Crown Witness Convicted of Perjury in Double Murder Trial

David Tamihere outside the High Court in Auckland on 25 July 2018.


Perjury under s 109(2) of the Crimes Act 1961 carries a maximum term of imprisonment of 14 years. The most serious crimes are commonly regarded as murder, arson, robbery and rape. It is only murder and rape that have a more severe penalty.

1. The Nature of the Offence

The nature of perjury offers sound guidance for the courts to impose the highest extent of the statutory maximum term of imprisonment. There's always more than one victim in perjury as it constitutes an attack on the court itself, or at the very least a “deception of the court”. See Westphal 28/3/1995 Vic CA.

In modern democracies, courts represent the principal institution of the fair administration of justice. Therefore, the justice system relies on people speaking the truth, and the entire trial process could not function if we abandoned or “turned a blind eye” to this practice. The reliability of court verdicts and the public’s confidence in the judicial process depends on the value of truth.

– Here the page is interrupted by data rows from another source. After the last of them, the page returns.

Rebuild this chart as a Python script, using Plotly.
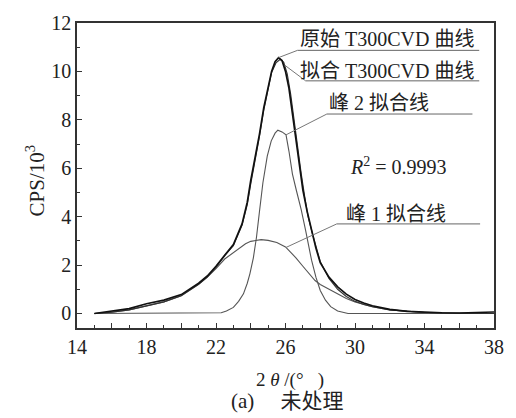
import numpy as np
import plotly.graph_objects as go

# ---- data (2θ in degrees, CPS/10^3) ----
orig_x = [15, 16, 17, 18, 19, 20, 21, 21.5, 22, 22.5, 23, 23.5, 23.8, 24, 24.25, 24.5, 24.75, 25,
          25.2, 25.4, 25.6, 25.8, 26.0, 26.2, 26.4, 26.6, 26.8, 27, 27.25, 27.5, 27.75, 28,
          28.5, 29, 29.5, 30, 30.5, 31, 32, 33, 34, 35, 36, 37, 38]
orig_y = [0.0, 0.1, 0.2, 0.4, 0.55, 0.78, 1.25, 1.55, 1.95, 2.4, 2.85, 3.7, 4.6, 5.5, 6.4, 7.4, 8.5, 9.4,
          10.0, 10.4, 10.57, 10.45, 10.0, 9.3, 8.2, 7.1, 6.1, 5.1, 4.2, 3.45, 2.7, 2.1,
          1.5, 1.1, 0.8, 0.58, 0.43, 0.32, 0.17, 0.09, 0.05, 0.03, 0.02, 0.03, 0.06]

fit_x = [15, 16, 17, 18, 19, 20, 21, 21.5, 22, 22.5, 23, 23.5, 23.8, 24, 24.25, 24.5, 24.75, 25,
         25.2, 25.45, 25.7, 25.9, 26.1, 26.3, 26.5, 26.7, 26.9, 27.1, 27.3, 27.55, 27.8, 28,
         28.5, 29, 29.5, 30, 30.5, 31, 32, 33, 34, 36, 38]
fit_y = [0.0, 0.05, 0.15, 0.3, 0.48, 0.73, 1.2, 1.5, 1.9, 2.4, 2.8, 3.65, 4.5, 5.35, 6.3, 7.3, 8.4, 9.3,
         9.95, 10.35, 10.5, 10.38, 9.9, 9.05, 7.9, 6.8, 5.8, 4.85, 4.0, 3.3, 2.6, 2.15,
         1.45, 1.0, 0.7, 0.5, 0.37, 0.28, 0.15, 0.08, 0.04, 0.01, 0.0]

p2_x = [15, 20, 22, 22.3, 22.6, 23, 23.3, 23.58, 23.8, 23.95, 24.15, 24.33, 24.5, 24.7, 24.95,
        25.18, 25.4, 25.56, 25.8, 26.03, 26.2, 26.4, 26.63, 26.9, 27.16, 27.5, 27.75, 28,
        28.3, 28.6, 29, 29.6, 32, 38]
p2_y = [0.0, 0.0, 0.0, 0.03, 0.1, 0.25, 0.5, 0.81, 1.25, 1.64, 2.3, 3.15, 4.2, 5.4, 6.5,
        7.13, 7.45, 7.57, 7.5, 7.38, 6.7, 5.76, 5.07, 4.3, 3.42, 2.2, 1.5, 0.95,
        0.55, 0.28, 0.1, 0.0, 0.0, 0.0]

p1_x = [15, 16, 17, 18, 19, 20, 21, 21.5, 22, 22.5, 23, 23.4, 23.7, 24, 24.3, 24.6, 25, 25.5, 26,
        26.6, 27, 27.35, 27.7, 28, 28.5, 29, 29.5, 30, 30.5, 31, 32, 33, 34, 36, 38]
p1_y = [0.0, 0.05, 0.15, 0.3, 0.48, 0.73, 1.2, 1.5, 1.85, 2.25, 2.52, 2.73, 2.88, 2.98, 3.03, 3.05,
        3.02, 2.93, 2.75, 2.3, 1.95, 1.65, 1.36, 1.2, 1.0, 0.8, 0.62, 0.48, 0.37, 0.28, 0.15,
        0.08, 0.04, 0.01, 0.0]

labels = ["原始 T300CVD 曲线", "拟合 T300CVD 曲线", "峰 2 拟合线", "峰 1 拟合线"]
r2_text = "<i>R</i><sup>2</sup> = 0.9993"

x_ticks = [14, 18, 22, 26, 30, 34, 38]
y_ticks = [0, 2, 4, 6, 8, 10, 12]

SERIF = "Liberation Serif, Noto Sans CJK SC, serif"
NB = "\u00a0"

fig = go.Figure()
fig.add_trace(go.Scatter(x=p1_x, y=p1_y, mode="lines", line=dict(color="#555", width=1.1),
                         name=labels[3]))
fig.add_trace(go.Scatter(x=p2_x, y=p2_y, mode="lines", line=dict(color="#555", width=1.1),
                         name=labels[2]))
fig.add_trace(go.Scatter(x=fit_x, y=fit_y, mode="lines", line=dict(color="#333", width=1.1),
                         name=labels[1]))
fig.add_trace(go.Scatter(x=orig_x, y=orig_y, mode="lines", line=dict(color="#111", width=1.7),
                         name=labels[0]))

# leader-line targets taken from the data
i_pk = int(np.argmax(orig_y))
t1 = (orig_x[i_pk], orig_y[i_pk])
t2 = (25.95, float(np.interp(25.95, fit_x, fit_y)))
t3 = (26.03, float(np.interp(26.03, p2_x, p2_y)))
t4 = (26.03, float(np.interp(26.03, p1_x, p1_y)))

# label layout: (text left x, text y, underline y, underline x0, underline x1, target)
label_layout = [
    (26.72, 11.33, 10.87, 26.69, 37.15, t1),
    (26.72, 10.02, 9.61, 27.16, 37.15, t2),
    (28.4, 8.68, 8.24, 28.38, 36.76, t3),
    (29.35, 4.1, 3.70, 28.95, 37.2, t4),
]
shapes = []
annotations = []
for txt, (tx, ty, uy, ux0, ux1, tgt) in zip(labels, label_layout):
    annotations.append(dict(x=tx, y=ty, xref="x", yref="y", text=txt, showarrow=False,
                            xanchor="left", yanchor="middle",
                            font=dict(family=SERIF, size=20, color="#222")))
    shapes.append(dict(type="line", xref="x", yref="y", x0=ux0, y0=uy, x1=ux1, y1=uy,
                       line=dict(color="#666", width=1)))
    shapes.append(dict(type="line", xref="x", yref="y", x0=ux0, y0=uy, x1=tgt[0], y1=tgt[1],
                       line=dict(color="#777", width=1)))

annotations.append(dict(x=32.5, y=6.1, xref="x", yref="y", text=r2_text, showarrow=False,
                        font=dict(family=SERIF, size=20, color="#222")))
annotations.append(dict(x=-0.136, y=0.483, xref="paper", yref="paper", text="CPS/10<sup>3</sup>",
                        textangle=-90, showarrow=False, font=dict(family=SERIF, size=21, color="#222")))
annotations.append(dict(x=0.51, y=-0.172, xref="paper", yref="paper",
                        text="2" + NB + "<i>θ</i>" + NB + "/(°" + NB * 3 + ")",
                        showarrow=False, yanchor="middle", font=dict(family=SERIF, size=19, color="#222")))
annotations.append(dict(x=0.505, y=-0.24, xref="paper", yref="paper", text="(a)" + NB * 5 + "未处理",
                        showarrow=False, yanchor="middle", font=dict(family=SERIF, size=21, color="#222")))

axis_common = dict(showgrid=False, zeroline=False, showline=True, linecolor="#333", linewidth=1.5,
                   mirror=True, ticks="inside", tickcolor="#333", tickwidth=1,
                   tickfont=dict(family=SERIF, size=20, color="#222"))

fig.update_layout(
    width=516, height=418,
    margin=dict(l=77, r=14, t=22, b=90),
    paper_bgcolor="white", plot_bgcolor="white",
    showlegend=False,
    shapes=shapes, annotations=annotations,
    xaxis=dict(range=[14, 38], tick0=14, dtick=2, ticklabelstep=2, ticklen=5,
               minor=dict(dtick=1, ticks="inside", ticklen=3, tickcolor="#333"), **axis_common),
    yaxis=dict(range=[-0.6, 12], tickvals=y_ticks, ticklen=5,
               minor=dict(dtick=1, ticks="inside", ticklen=3, tickcolor="#333"), **axis_common),
)

fig.write_html("out.html", config={"displayModeBar": False},
               post_script="document.body.style.margin='0';")
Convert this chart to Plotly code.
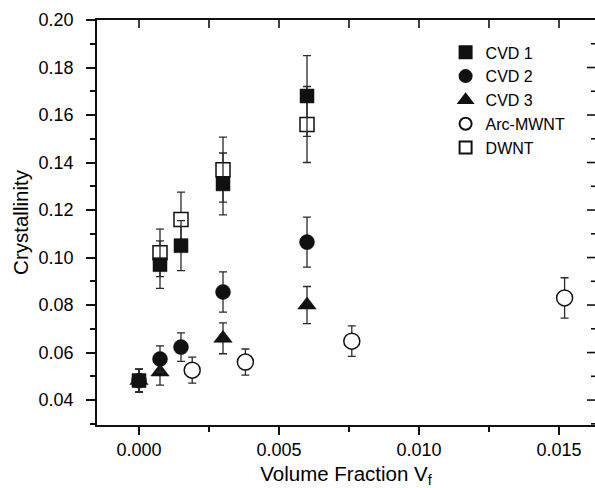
import plotly.graph_objects as go

# ---- data ----
cvd1_x = [0.0, 0.00075, 0.0015, 0.003, 0.006]
cvd1_y = [0.0482, 0.097, 0.105, 0.131, 0.168]
cvd1_e = [0.0048, 0.010, 0.0105, 0.013, 0.017]

cvd2_x = [0.0, 0.00075, 0.0015, 0.003, 0.006]
cvd2_y = [0.0482, 0.0573, 0.0623, 0.0855, 0.1065]
cvd2_e = [0.0048, 0.0055, 0.006, 0.0085, 0.0105]

cvd3_x = [0.0, 0.00075, 0.003, 0.006]
cvd3_y = [0.0482, 0.0518, 0.066, 0.080]
cvd3_e = [0.0048, 0.0055, 0.0065, 0.0078]

arc_x = [0.0019, 0.0038, 0.0076, 0.0152]
arc_y = [0.0526, 0.056, 0.0648, 0.083]
arc_e = [0.0055, 0.0055, 0.0064, 0.0085]

dwnt_x = [0.00075, 0.0015, 0.003, 0.006]
dwnt_y = [0.102, 0.116, 0.137, 0.156]
dwnt_e = [0.010, 0.0115, 0.0137, 0.016]

x_tickvals = [0.0, 0.005, 0.010, 0.015]
x_ticktext = ["0.000", "0.005", "0.010", "0.015"]
top_tickvals = [0.0, 0.0025, 0.005, 0.0075, 0.010, 0.0125, 0.015]
right_major = [0.04, 0.06, 0.08, 0.10, 0.12, 0.14, 0.16, 0.18]
right_minor = [0.03, 0.05, 0.07, 0.09, 0.11, 0.13, 0.15, 0.17, 0.19]

FONT = "Liberation Sans, Arial, sans-serif"
INK = "#111111"
ERR = "#2a2a2a"
LW = 1.6

W, H = 595, 488
ML, MR, MT, MB = 97, 0, 20, 63
PW, PH = W - ML - MR, H - MT - MB


def err(e):
    return dict(type="data", array=e, visible=True, color=ERR, thickness=1.3, width=4)


fig = go.Figure()

# draw order: open squares under filled squares
fig.add_trace(go.Scatter(x=dwnt_x, y=dwnt_y, error_y=err(dwnt_e), mode="markers", name="DWNT",
                         legendrank=5,
                         marker=dict(symbol="square", size=14, color="white", line=dict(color=INK, width=1.5))))
fig.add_trace(go.Scatter(x=arc_x, y=arc_y, error_y=err(arc_e), mode="markers", name="Arc-MWNT",
                         legendrank=4,
                         marker=dict(symbol="circle", size=16, color="white", line=dict(color=INK, width=1.5))))
fig.add_trace(go.Scatter(x=cvd3_x, y=cvd3_y, error_y=err(cvd3_e), mode="markers", name="CVD 3",
                         legendrank=3,
                         marker=dict(symbol="triangle-up", size=16, color=INK, line=dict(color=INK, width=0.5))))
fig.add_trace(go.Scatter(x=cvd2_x, y=cvd2_y, error_y=err(cvd2_e), mode="markers", name="CVD 2",
                         legendrank=2,
                         marker=dict(symbol="circle", size=15, color=INK, line=dict(color=INK, width=0.5))))
fig.add_trace(go.Scatter(x=cvd1_x, y=cvd1_y, error_y=err(cvd1_e), mode="markers", name="CVD 1",
                         legendrank=1,
                         marker=dict(symbol="square", size=14, color=INK, line=dict(color=INK, width=0.5))))

XR = [-0.0015, 0.016286]
YR = [0.0295, 0.20]

# inward-pointing frame ticks on the top and right edges (from the tick lists)
tick_line = dict(color=INK, width=LW)
for v in top_tickvals:
    fig.add_shape(type="line", xref="x", yref="y domain", x0=v, x1=v, y0=1, y1=1 - 8 / PH,
                  line=tick_line, layer="above")
for v in right_major:
    fig.add_shape(type="line", xref="x domain", yref="y", x0=1, x1=1 - 8 / PW, y0=v, y1=v,
                  line=tick_line, layer="above")
for v in right_minor:
    fig.add_shape(type="line", xref="x domain", yref="y", x0=1, x1=1 - 4 / PW, y0=v, y1=v,
                  line=tick_line, layer="above")

fig.update_layout(
    width=W, height=H,
    margin=dict(l=ML, r=MR, t=MT, b=MB, autoexpand=False),
    paper_bgcolor="white", plot_bgcolor="white",
    font=dict(family=FONT, size=18, color="black"),
    showlegend=True,
    legend=dict(x=0.70, y=0.962, xanchor="left", yanchor="top",
                bgcolor="rgba(0,0,0,0)", borderwidth=0,
                font=dict(family=FONT, size=16, color="black"),
                itemsizing="constant", tracegroupgap=0),
    xaxis=dict(range=XR, automargin=False,
               showgrid=False, zeroline=False,
               showline=True, mirror=True, linecolor=INK, linewidth=LW,
               ticks="outside", ticklen=8, tickwidth=LW, tickcolor=INK,
               tickvals=x_tickvals, ticktext=x_ticktext,
               ticklabelstandoff=0,
               minor=dict(ticks="outside", ticklen=5, tickwidth=LW, tickcolor=INK,
                          tick0=0, dtick=0.0025, showgrid=False),
               title=dict(text="Volume Fraction V<sub>f</sub>", font=dict(size=20.5), standoff=19)),
    yaxis=dict(range=YR, automargin=False,
               showgrid=False, zeroline=False,
               showline=True, mirror=True, linecolor=INK, linewidth=LW,
               ticks="outside", ticklen=9, tickwidth=LW, tickcolor=INK,
               tick0=0.04, dtick=0.02, tickformat=".2f",
               ticklabelstandoff=9,
               minor=dict(ticks="outside", ticklen=5, tickwidth=LW, tickcolor=INK,
                          tick0=0.03, dtick=0.01, showgrid=False),
               title=dict(text="Crystallinity", font=dict(size=20.5), standoff=4)),
)

fig.write_html(
    "out.html",
    config={"displayModeBar": False},
    post_script="document.body.style.margin='0';document.body.style.padding='0';"
                "document.body.style.overflow='hidden';",
)
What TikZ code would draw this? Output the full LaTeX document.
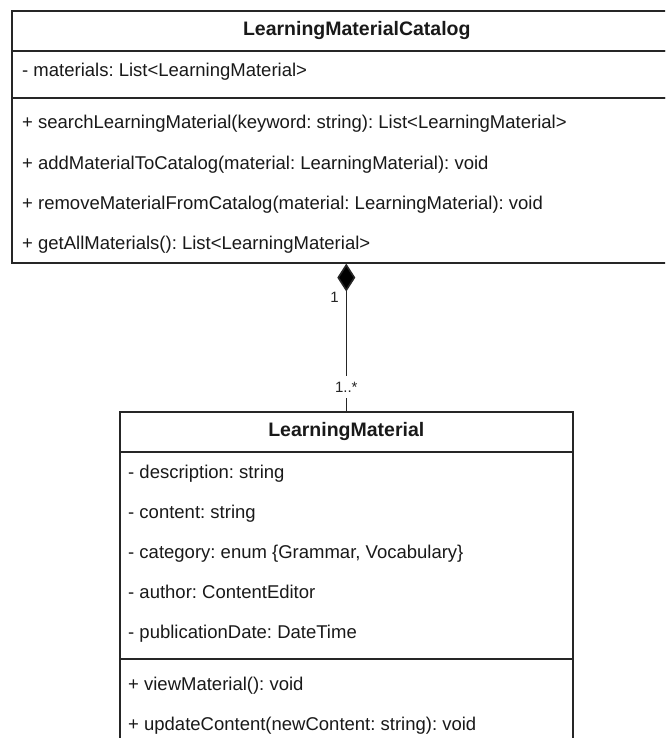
\documentclass[tikz,border=0pt]{standalone}
\usepackage{fontspec}
\setmainfont{Liberation Sans}
\frenchspacing
\usetikzlibrary{arrows.meta}

\tikzset{
  classpart/.style={draw=black!85, line width=1.6pt, fill=white, inner sep=0pt, anchor=north west},
  rowtext/.style={anchor=base west, inner sep=0pt, font=\fontsize{18.5}{22}\selectfont, text=black!90},
  titletext/.style={inner sep=0pt, font=\fontsize{19.5}{23}\selectfont\bfseries, text=black!90},
  multlabel/.style={inner sep=1pt, font=\fontsize{15}{17}\selectfont, text=black!85},
  composition/.style={draw=black!85, line width=1.6pt, {Diamond[length=28pt,width=18pt,fill=black]}-},
}

\begin{document}
\begin{tikzpicture}[x=1pt, y=-1pt]
  \clip (0,0) rectangle (665,738);
  \fill[white] (0,0) rectangle (665,738);

  % LearningMaterialCatalog
  \node[classpart, minimum width=690pt, minimum height=40pt] (catHead) at (11,10) {};
  \node[classpart, minimum width=690pt, minimum height=47pt] (catAttr) at (11,50) {};
  \node[classpart, minimum width=690pt, minimum height=165pt] (catOps) at (11,97) {};
  \node[titletext] (catTitle) at (catHead.center) {LearningMaterialCatalog};
  \node[rowtext] (catA1) at (22,77) {- materials: List<LearningMaterial>};
  \node[rowtext] (catO1) at (22,129) {+ searchLearningMaterial(keyword: string): List<LearningMaterial>};
  \node[rowtext] (catO2) at (22,169) {+ addMaterialToCatalog(material: LearningMaterial): void};
  \node[rowtext] (catO3) at (22,209) {+ removeMaterialFromCatalog(material: LearningMaterial): void};
  \node[rowtext] (catO4) at (22,249) {+ getAllMaterials(): List<LearningMaterial>};

  % LearningMaterial
  \node[classpart, minimum width=453pt, minimum height=40pt] (matHead) at (119,411) {};
  \node[classpart, minimum width=453pt, minimum height=207pt] (matAttr) at (119,451) {};
  \node[classpart, minimum width=453pt, minimum height=120pt] (matOps) at (119,658) {};
  \node[titletext] (matTitle) at (matHead.center) {LearningMaterial};
  \node[rowtext] (matA1) at (128,478) {- description: string};
  \node[rowtext] (matA2) at (128,518) {- content: string};
  \node[rowtext] (matA3) at (128,558) {- category: enum \{Grammar, Vocabulary\}};
  \node[rowtext] (matA4) at (128,598) {- author: ContentEditor};
  \node[rowtext] (matA5) at (128,638) {- publicationDate: DateTime};
  \node[rowtext] (matO1) at (128,690) {+ viewMaterial(): void};
  \node[rowtext] (matO2) at (128,730) {+ updateContent(newContent: string): void};

  % composition: catalog owns its materials
  \coordinate (compTop) at (matHead.north |- catOps.south);
  \draw[composition] (compTop) -- (matHead.north);
  \node[multlabel, anchor=east] (multOne) at (340,297) {1};
  \node[multlabel, fill=white, inner ysep=6pt] (multMany) at (matHead.north |- 0,387) {1..*};
\end{tikzpicture}
\end{document}
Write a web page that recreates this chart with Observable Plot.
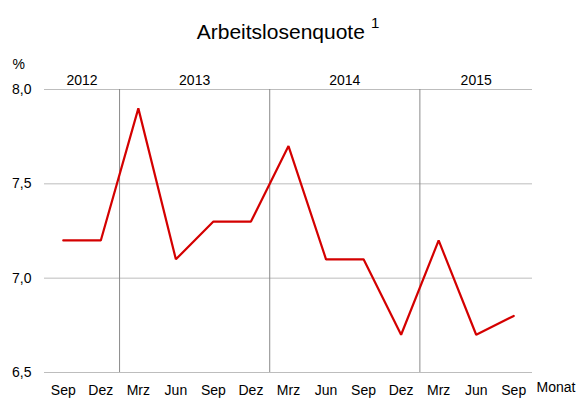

The inherent gravity of perjury lies in the fact that false statements to a jury are relatively easy to make but difficult to detect or prove. Refer to the Report of the Kaufman Commission on Proceedings Involving Guy Paul Morin, Honourable Fred Kaufman 31 March 1998, Canada. See also The Queen v Schroen [2001] VSCA 126.

The complexities of proof provide an explanation why there are so few prosecutions of jailhouse informants (JIs). In the double murder trial of the two Swedish tourists, the defence faced these difficulties when it confronted the detailed and gruesome confessions allegedly made by David Tamihere to Witness C. Almost 30 years later, David Tamihere correctly observed in the prosecution of Witness C, that in these circumstances, it is generally one person’s word against another. They are a "dangerous crew", he said. And on this point, it was stated in Simmonds (1969) 53 Cr App R 488 at 489 by Parker LCJ stated that:

"Again it is very difficult to prove, and accordingly it must be understood that perjury, when proved, attracts a severe penalty".

2. The Credibility of Jailhouse Informants

The obvious argument against the reliability of testimony given by JIs, is that no one could possibly believe a person who is a convicted criminal. This is counter-intuitive. The JI is always represented by the prosecution which is the government, the State that we are meant to trust and respect. Arthur Taylor illustrates from his personal experience with a JI, is that they are brought into court in an atmosphere of drama bordering on fan-fare. For example, because they are protected by the State, they are generally surrounded by law enforcement officers and other paraphernalia when they enter the court and the prosecution is seen by the jury to support it.

It is difficult to see how a jury could not have a favourable first impression of the JI. In the Court of Appeal on 21 August 2018, Justice Helen Winkelmann, said Harris must have been seen as a material witness for the Crown to have called him at the trial, and it was illusory to try to guess what the jury made of it, but David Tamihere was convicted of murdering two people. Asher J said that putting aside the doubts of the credibility of Witness C, what could have been stronger than a hard confession - “it's terrific evidence – a confession," The Court reserved its decision.

3. The way Forward

There is no doubt that something has to change. There is an old maxim in criminal law that “it's better that 10 guilty men go free than one innocent man be wrongly convicted”. It’s too easy for the State to rely on jailhouse confessions in complex and circumstantial cases. Whether we follow the Canadian model to impose checks and balances in the use of evidence by JIs or whether we abolish them altogether, remains to be seen.